Charset guessing & translation for the viewer



It is convenient to be able to view files of arbitrary charsets in
your native display charset, by having the source charset guessed
and files reencoded correspondingly on the fly. Here's how I
implemented this for Russian cyrillic encodings. Perhaps this might
be useful for someone.

First, install enca: http://trific.ath.cx/software/enca/. This is a
wonderful piece of software that can correctly guess charsets of
text files in many languages and convert files to a specified
encoding (or the encoding of your locale).

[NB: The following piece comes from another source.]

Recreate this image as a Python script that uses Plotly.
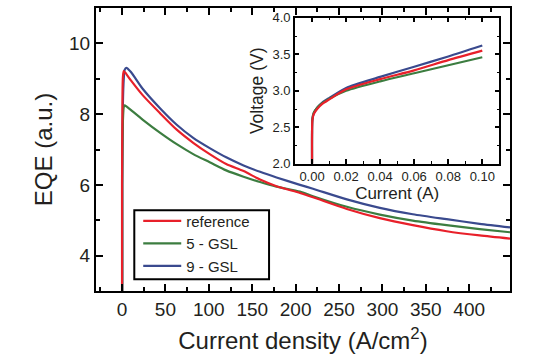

Then, edit your ~/.mc/bindings file. I assume that your display
charset is koi8-r. The most obvious solution is to add enca to the
default rule:

# Default target for anything not described above
default/*
    View=%view{ascii} enca -c -x koi8-r < %f

This works, but the problem is that it attempts to reencode _all_
files (except those which were processed by other rules in the
bindings file) and thus always pipes the result to the viewer. This
may be slow for big files or files on a network. The default view
behavior is much faster because it works with a file on disk, not a
pipe, and therefore can e.g. quickly skip to the end of the file
when requested. Also, piped view cannot jump to a line when e.g. you
view a file from a "Find file" results panel.

The solution is to only reencode files that are known to use
cyrillic charsets other than KOI8-R. It looks like this:

# recode everything to koi
type/^IBM866
    View=%view{ascii} enca -c -x koi8-r < %f

type/^CP1251
    View=%view{ascii} enca -c -x koi8-r < %f

# And leave the default rule alone:

# Default target for anything not described above
default/*
        Open=
        View=
        Drop=
        Title=%p

However, this won't work as is because the type of a file is
determined by calling the "file" command, which does not have the
enca's capabilities to guess charsets. Therefore we need to
substitute the standard file command with our own version which
calls the standard "file" for all files except text files, for 
which enca is used. Create the following shell script:

!/bin/sh
STANDARDFILE=`/usr/bin/file $1 $2`
if echo $STANDARDFILE | grep text > /dev/null;
then
   echo $2: `enca -r $2 2> /dev/null` text;
else
   echo $STANDARDFILE;
fi

call it e.g. "myfile", make it executable, and put into a PATH
directory. This script assumes that you have 

#define FILE_L 1

in the config.h of your mc source, so the file command is
called from mc with the first argument of "-L" and the second 
argument being the file name. 

Now, open src/ext.c from mc source, find and replace "file -L" with
"myfile -L" and recompile/reinstall mc. 

That's all. Now, only actually reencoded files are piped; all other
files are opened by the viewer directly. Also, now you can make
other uses of the the enca capabilities through the standard syntax
of the bindings file. 

Of course it would be easier to do the above if the file command
name was stored as an editable option in the ~/.mc/ini, not
hardwired into the source. In this case no recompilation of mc would
be necessary.

Also, what is yet missing is the ability to use the built-in editor 
to edit files in arbitrary charsets, so they are reencoded to your 
display charset on opening and reencoded back to the original charset 
on saving. Perhaps someone will take time to implement this.